Saturday, April 9, 2011

Sydney Lumet, 1924 - 2011

Sydney Lumet has died at age 86. His last movie, directed when he was in his 80s, was Before the Devil Knows You're Dead, which he filmed in digital video. He explained that he had always found film to be, in his words, a "pain in the ass". It was his first movie on digital video, and, sadly, his final film.

I saw his first movie, 12 Angry Men, on TV in the middle of the night when I was about 14, that and Fail Safe, made shortly before Dr Strangelove and with similar subject matter although it was strictly serious.

A Long Days Journey Into Night, I saw recently. I didn't realize he directed it. I've seen The Offense, Serpico, Murder on the Orient Express, Dog Day Afternoon, Network, Equus, The Verdict.

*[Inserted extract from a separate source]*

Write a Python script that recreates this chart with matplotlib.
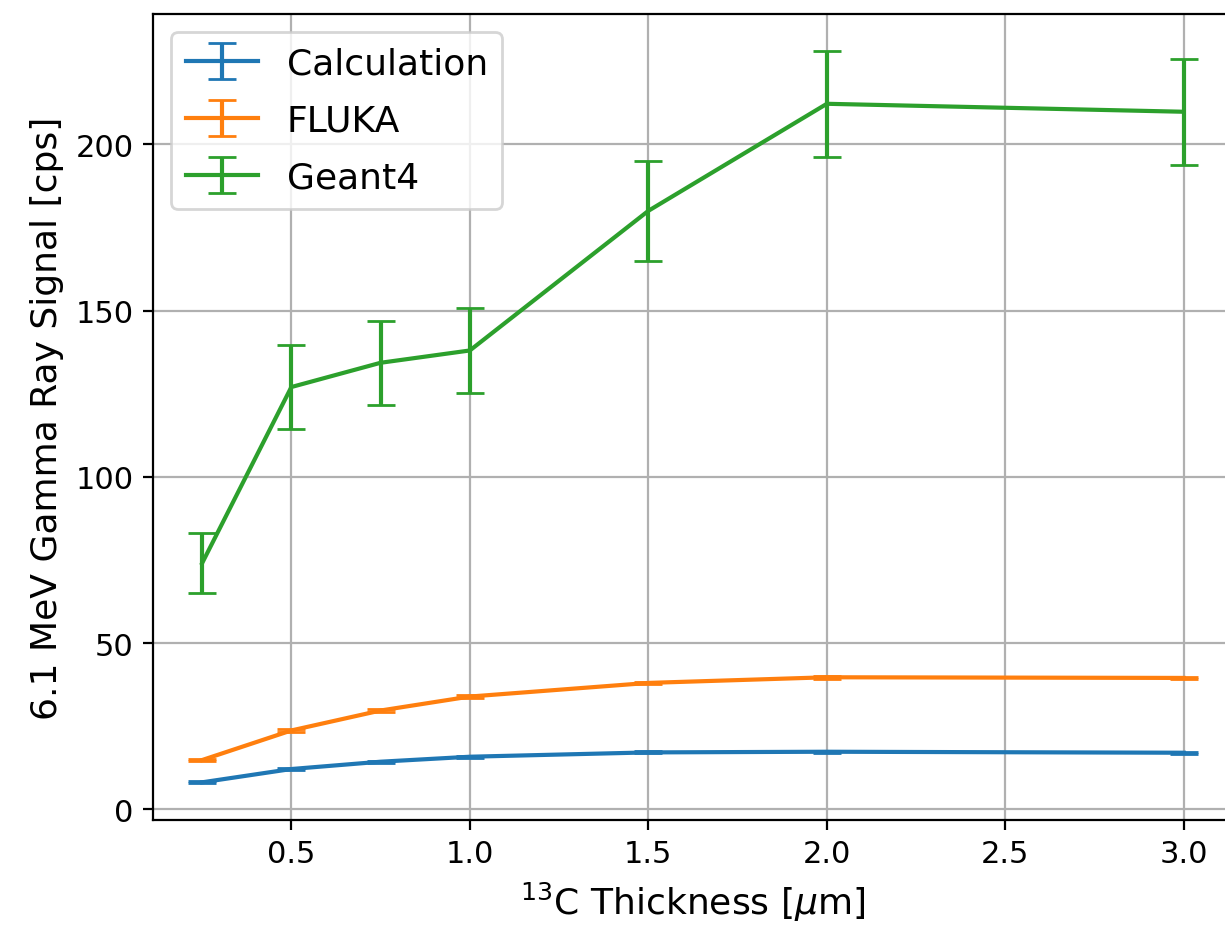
import numpy as np
import matplotlib.pyplot as plt

# 13C target thickness [um]
thickness = [0.25, 0.5, 0.75, 1.0, 1.5, 2.0, 3.0]

# 6.1 MeV gamma signal [cps]
calc = [8.1, 12.1, 14.3, 15.8, 17.1, 17.3, 17.0]
calc_err = [0.3, 0.3, 0.3, 0.3, 0.3, 0.3, 0.3]

fluka = [14.8, 23.7, 29.7, 33.9, 38.0, 39.7, 39.5]
fluka_err = [0.4, 0.4, 0.4, 0.4, 0.4, 0.4, 0.4]

geant4 = [74.0, 127.0, 134.3, 138.0, 180.0, 212.2, 209.8]
geant4_err = [9.0, 12.5, 12.7, 12.8, 15.0, 16.0, 16.0]

fig = plt.figure(figsize=(6.125, 4.645), dpi=200)
ax = fig.add_axes([0.1249, 0.1163, 0.8816, 0.8676])

ax.errorbar(thickness, calc, yerr=calc_err, capsize=5, label='Calculation')
ax.errorbar(thickness, fluka, yerr=fluka_err, capsize=5, label='FLUKA')
ax.errorbar(thickness, geant4, yerr=geant4_err, capsize=5, label='Geant4')

ax.set_xlabel(r'$^{13}$C Thickness [$\mu$m]', fontsize=13)
ax.set_ylabel('6.1 MeV Gamma Ray Signal [cps]', fontsize=13)
ax.tick_params(labelsize=11)
ax.legend(loc='upper left', fontsize=13, labelspacing=0.64)
ax.grid(True)

fig.savefig('out.png', dpi=200)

My God---I even saw A Stranger Among Us. He directed that, too?

I made fun of A Stranger Among Us. Milanie Griffith was an odd casting choice.

"It is so magical!" says a Hassidic Jew gawking at a TV set.

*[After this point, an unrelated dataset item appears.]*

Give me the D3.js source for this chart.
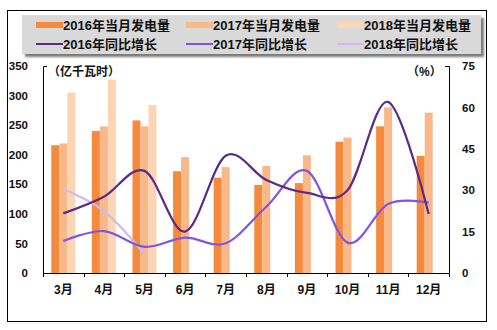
<!DOCTYPE html>
<html>
<head>
<meta charset="utf-8">
<script src="https://cdn.jsdelivr.net/npm/d3@7"></script>
<style>
  html, body { margin: 0; padding: 0; background: #fff; }
  svg text { font-family: "Liberation Sans", Arial, "Noto Sans CJK SC", sans-serif; font-weight: bold; fill: #111; }
</style>
</head>
<body>
<svg id="chart" width="497" height="330"></svg>
<script>
// Monthly generation (100 million kWh) and year-on-year growth (%)
const months = ["3月", "4月", "5月", "6月", "7月", "8月", "9月", "10月", "11月", "12月"];
const gen2016 = [216, 240, 258, 172, 161, 149, 152, 222, 248, 198];
const gen2017 = [219, 248, 248, 196, 179, 181, 199, 229, 280, 271];
const gen2018 = [305, 327, 284, null, null, null, null, null, null, null];
const yoy2016 = [21.6, 27.6, 37, 15, 42.5, 33.7, 29, 30, 62, 21.4];
const yoy2017 = [11.6, 15.2, 9.5, 12.8, 10.8, 24, 37, 11, 25, 25.5];
const yoy2018 = [30.4, 22.5, 6.8, null, null, null, null, null, null, null];
const leftTicks = [0, 50, 100, 150, 200, 250, 300, 350];
const rightTicks = [0, 15, 30, 45, 60, 75];

const barSeries = [
  { name: "2016年当月发电量", values: gen2016, color: "#F68A3C" },
  { name: "2017年当月发电量", values: gen2017, color: "#F8B88A" },
  { name: "2018年当月发电量", values: gen2018, color: "#FBD5B4" }
];
const lineSeries = [
  { name: "2016年同比增长", values: yoy2016, color: "#5B2A88" },
  { name: "2017年同比增长", values: yoy2017, color: "#7E55E4" },
  { name: "2018年同比增长", values: yoy2018, color: "#CDBBEF" }
];

const svg = d3.select("#chart");
const plot = { left: 43, right: 449, top: 66, bottom: 273 };

// outer frame
svg.append("rect").attr("x", 7.5).attr("y", 10.5).attr("width", 479).attr("height", 311)
  .attr("fill", "#fff").attr("stroke", "#000").attr("stroke-width", 1);

// legend panel with drop shadow
const defs = svg.append("defs");
const f = defs.append("filter").attr("id", "shadow").attr("x", "-5%").attr("y", "-20%").attr("width", "115%").attr("height", "160%");
f.append("feGaussianBlur").attr("stdDeviation", 1.2);
svg.append("rect").attr("x", 25).attr("y", 18).attr("width", 459).attr("height", 39)
  .attr("fill", "#7a7a7a").attr("filter", "url(#shadow)");
svg.append("rect").attr("x", 22).attr("y", 15).attr("width", 459).attr("height", 39)
  .attr("fill", "#D9D9D9");

const legendCols = [36, 186, 337];
const legendRows = [25, 44];
barSeries.forEach((s, i) => {
  const g = svg.append("g").attr("transform", `translate(${legendCols[i]},${legendRows[0]})`);
  g.append("rect").attr("x", 0).attr("y", -3).attr("width", 27).attr("height", 6).attr("fill", s.color);
  g.append("text").attr("x", 27).attr("y", 0).attr("dy", "0.36em").attr("font-size", 13).text(s.name);
});
lineSeries.forEach((s, i) => {
  const g = svg.append("g").attr("transform", `translate(${legendCols[i]},${legendRows[1]})`);
  g.append("line").attr("x1", 0).attr("x2", 27).attr("y1", 0).attr("y2", 0)
    .attr("stroke", s.color).attr("stroke-width", 2);
  g.append("text").attr("x", 27).attr("y", 0).attr("dy", "0.36em").attr("font-size", 13).text(s.name);
});

// scales
const x = d3.scaleBand().domain(months).range([plot.left, plot.right]).paddingInner(0).paddingOuter(0);
const yL = d3.scaleLinear().domain([0, 350]).range([plot.bottom, plot.top]);
const yR = d3.scaleLinear().domain([0, 75]).range([plot.bottom, plot.top]);
const barW = 8;
const xc = m => x(m) + x.bandwidth() / 2;

// bars
barSeries.forEach((s, i) => {
  svg.append("g").selectAll("rect")
    .data(months.map((m, j) => ({ m, v: s.values[j] })).filter(d => d.v != null))
    .join("rect")
    .attr("x", d => xc(d.m) - 1.5 * barW + i * barW)
    .attr("y", d => yL(d.v))
    .attr("width", barW)
    .attr("height", d => yL(0) - yL(d.v))
    .attr("fill", s.color);
});

// smoothed growth lines
const line = d3.line()
  .defined(d => d.v != null)
  .x(d => xc(d.m))
  .y(d => yR(d.v))
  .curve(d3.curveCatmullRom.alpha(0));
lineSeries.slice().reverse().forEach(s => {
  svg.append("path")
    .datum(months.map((m, j) => ({ m, v: s.values[j] })))
    .attr("d", line)
    .attr("fill", "none")
    .attr("stroke", s.color)
    .attr("stroke-width", 2.2);
});

// axes
const leftAxis = d3.axisLeft(yL).tickValues(leftTicks).tickSize(0).tickPadding(15);
const gL = svg.append("g").attr("transform", `translate(${plot.left},0)`).call(leftAxis);
gL.select(".domain").remove();
gL.selectAll("text").attr("font-size", 11.5).attr("font-family", null);
svg.append("path").attr("d", `M${plot.left + 4},${plot.top + 0.5}H${plot.left + 0.5}V${plot.bottom}`)
  .attr("fill", "none").attr("stroke", "#000");

const rightAxis = d3.axisRight(yR).tickValues(rightTicks).tickSize(0).tickPadding(13);
const gR = svg.append("g").attr("transform", `translate(${plot.right},0)`).call(rightAxis);
gR.select(".domain").remove();
gR.selectAll("text").attr("font-size", 11.5).attr("font-family", null);
svg.append("path").attr("d", `M${plot.right - 4},${plot.top + 0.5}H${plot.right + 0.5}V${plot.bottom}`)
  .attr("fill", "none").attr("stroke", "#000");

// category axis with boundary ticks
const gB = svg.append("g").attr("transform", `translate(0,${plot.bottom})`);
gB.append("line").attr("x1", plot.left).attr("x2", plot.right + 0.5).attr("y1", 0.5).attr("y2", 0.5).attr("stroke", "#000");
const bounds = months.map(m => x(m)).concat([plot.right]);
gB.selectAll("line.tk").data(bounds).join("line").attr("class", "tk")
  .attr("x1", d => Math.round(d) + 0.5).attr("x2", d => Math.round(d) + 0.5)
  .attr("y1", 0.5).attr("y2", 4).attr("stroke", "#000");
gB.selectAll("text").data(months).join("text")
  .attr("x", d => xc(d)).attr("y", 17).attr("dy", "0.36em")
  .attr("text-anchor", "middle").attr("font-size", 12).text(d => d);

// unit labels
svg.append("text").attr("x", 48).attr("y", 72).attr("dy", "0.36em").attr("font-size", 12).text("（亿千瓦时）");
svg.append("text").attr("x", 407).attr("y", 72).attr("dy", "0.36em").attr("font-size", 12).text("（%）");
</script>
</body>
</html>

I said something about this to a friend who lived in that neighborhood, Williamsburg, where the film was set. He said that a furniture dealer there specialized in cabinets for the Hassidim to hide their TVs in so their co-religionists wouldn't know they watched.

I doubt Hassidic Jews have much in the way of child-like wonder.

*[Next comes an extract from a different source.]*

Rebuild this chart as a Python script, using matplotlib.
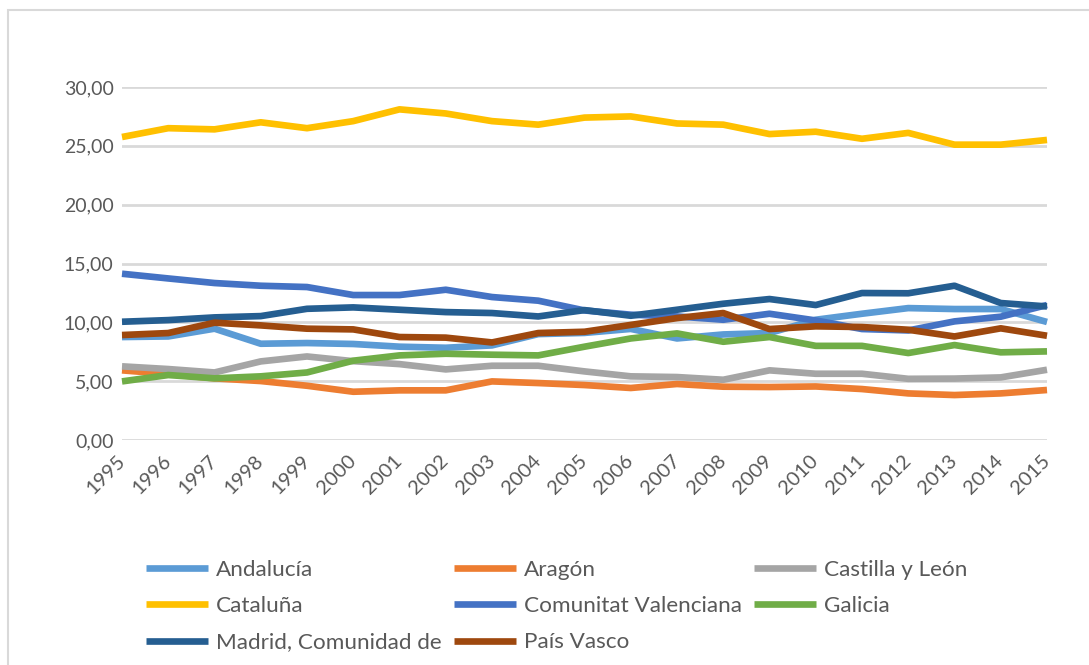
# evolución del peso de cada comunidad autónoma (1995-2015)
import matplotlib
matplotlib.use("Agg")
from matplotlib import pyplot as plt
from matplotlib.patches import Rectangle

years = list(range(1995, 2016))

andalucia = [8.75, 8.80, 9.46, 8.18, 8.24, 8.16, 7.93, 7.84, 8.04, 9.00, 9.10, 9.44, 8.63,
             8.97, 9.09, 10.22, 10.73, 11.21, 11.13, 11.13, 10.03]
aragon = [5.92, 5.61, 5.24, 5.01, 4.61, 4.10, 4.22, 4.22, 4.98, 4.84, 4.67, 4.42, 4.76,
          4.53, 4.50, 4.55, 4.33, 3.96, 3.82, 3.96, 4.25]
castilla_leon = [6.26, 6.03, 5.74, 6.68, 7.10, 6.70, 6.45, 6.00, 6.31, 6.31, 5.83, 5.41, 5.35,
                 5.12, 5.92, 5.63, 5.63, 5.20, 5.22, 5.32, 5.97]
cataluna = [25.75, 26.5, 26.4, 27.0, 26.5, 27.1, 28.1, 27.75, 27.1, 26.8, 27.4, 27.5, 26.9,
            26.8, 26.0, 26.2, 25.6, 26.1, 25.1, 25.1, 25.5]
valenciana = [14.13, 13.73, 13.34, 13.11, 13.0, 12.32, 12.32, 12.77, 12.15, 11.84, 11.01, 10.65,
              10.5, 10.22, 10.73, 10.16, 9.43, 9.31, 10.08, 10.48, 11.47]
galicia = [4.98, 5.52, 5.24, 5.41, 5.74, 6.74, 7.19, 7.33, 7.25, 7.19, 7.93, 8.63, 9.06,
           8.35, 8.75, 8.00, 8.00, 7.39, 8.07, 7.45, 7.53]
madrid = [10.05, 10.19, 10.42, 10.53, 11.15, 11.27, 11.07, 10.87, 10.79, 10.50, 11.04, 10.56,
          11.07, 11.58, 11.98, 11.47, 12.49, 12.47, 13.11, 11.64, 11.35]
pais_vasco = [8.92, 9.09, 9.97, 9.74, 9.46, 9.40, 8.75, 8.70, 8.29, 9.09, 9.20, 9.78, 10.36,
              10.79, 9.43, 9.66, 9.60, 9.37, 8.80, 9.49, 8.86]

series = [
    ("Andalucía", andalucia, "#5B9BD5"),
    ("Aragón", aragon, "#ED7D31"),
    ("Castilla y León", castilla_leon, "#A5A5A5"),
    ("Cataluña", cataluna, "#FFC000"),
    ("Comunitat Valenciana", valenciana, "#4472C4"),
    ("Galicia", galicia, "#70AD47"),
    ("Madrid, Comunidad de", madrid, "#255E91"),
    ("País Vasco", pais_vasco, "#9E480E"),
]

plt.rcParams['font.family'] = ['Lato', 'DejaVu Sans']
txt = "#595959"

fig = plt.figure(figsize=(10.89, 6.65), dpi=100)
fig.patches.append(Rectangle((8 / 1089, -0.1), 1.2, 1.1 - 10 / 665, transform=fig.transFigure,
                             fill=False, edgecolor="#D9D9D9", linewidth=1.5))
ax = fig.add_axes([122 / 1089, 1 - 440 / 665, 925 / 1089, 353 / 665])

lines = {}
for name, vals, col in series:
    ln, = ax.plot(years, vals, color=col, linewidth=4.8, label=name,
                  solid_joinstyle="round", solid_capstyle="butt", clip_on=False)
    lines[name] = ln

ax.set_xlim(1995, 2015)
ax.set_ylim(0, 30)
ax.set_yticks([0, 5, 10, 15, 20, 25, 30])
ax.set_yticklabels([f"{v:.2f}".replace(".", ",") for v in [0, 5, 10, 15, 20, 25, 30]])
ax.set_xticks(years)
ax.set_xticklabels([str(y) for y in years], rotation=45, ha="right", va="center",
                   rotation_mode="anchor", fontsize=14.5)
ax.tick_params(axis="both", length=0, labelcolor=txt)
ax.tick_params(axis="y", pad=6, labelsize=14)
ax.tick_params(axis="x", pad=13)
for s in ax.spines.values():
    s.set_visible(False)
ax.yaxis.grid(True, color="#D9D9D9", linewidth=2)
ax.set_axisbelow(True)

# orden por columnas para que la leyenda se lea por filas
order = ["Andalucía", "Cataluña", "Madrid, Comunidad de",
         "Aragón", "Comunitat Valenciana", "País Vasco",
         "Castilla y León", "Galicia"]
leg = fig.legend([lines[n] for n in order], order, ncol=3, loc="upper left",
                 bbox_to_anchor=(146 / 1089, 1 - 560 / 665), frameon=False,
                 fontsize=16.2, handlelength=2.75, handletextpad=0.36,
                 columnspacing=0.55, labelspacing=0.72, borderpad=0, borderaxespad=0)
for t in leg.get_texts():
    t.set_color(txt)

plt.savefig("out.png", dpi=100)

The movie was trying to recreate the success of Witness, with Harrison Ford as a detective among the Amish, but the Hassidic sect in Williamsburg is known mainly for their violent xenophobia. If you're black or Hispanic and you walk through that neighborhood, you can expect to find a large, growing mob of these black suited racists following you down the street. In one case, a black off-duty police officer was chased through the streets until he reached a police station. The police refused to do anything about it. The Hassidim get away with crimes like this because they vote in a block.

Dog Day Afternoon----the actor who played Sal closely resembled the real person but was much older. The real Sal was only 17 or 18 years old. He had been impoverished, he was on his own with no support from his family, and he resorted to crime. The reason he was so afraid of going to prison is that he had been locked up several times before on minor charges and had been raped each time.

Oh, and there's one more thing Lumet directed that I saw. "The Death of Socrates" episode of the old '50s TV series You Are There. The show was done as if then-present day TV news crews were present at historical events. They do man-on-the street interviews to find out what people think about Socrates on trial. They showed this as a school movie. I only know he directed it because it's on imdb.com.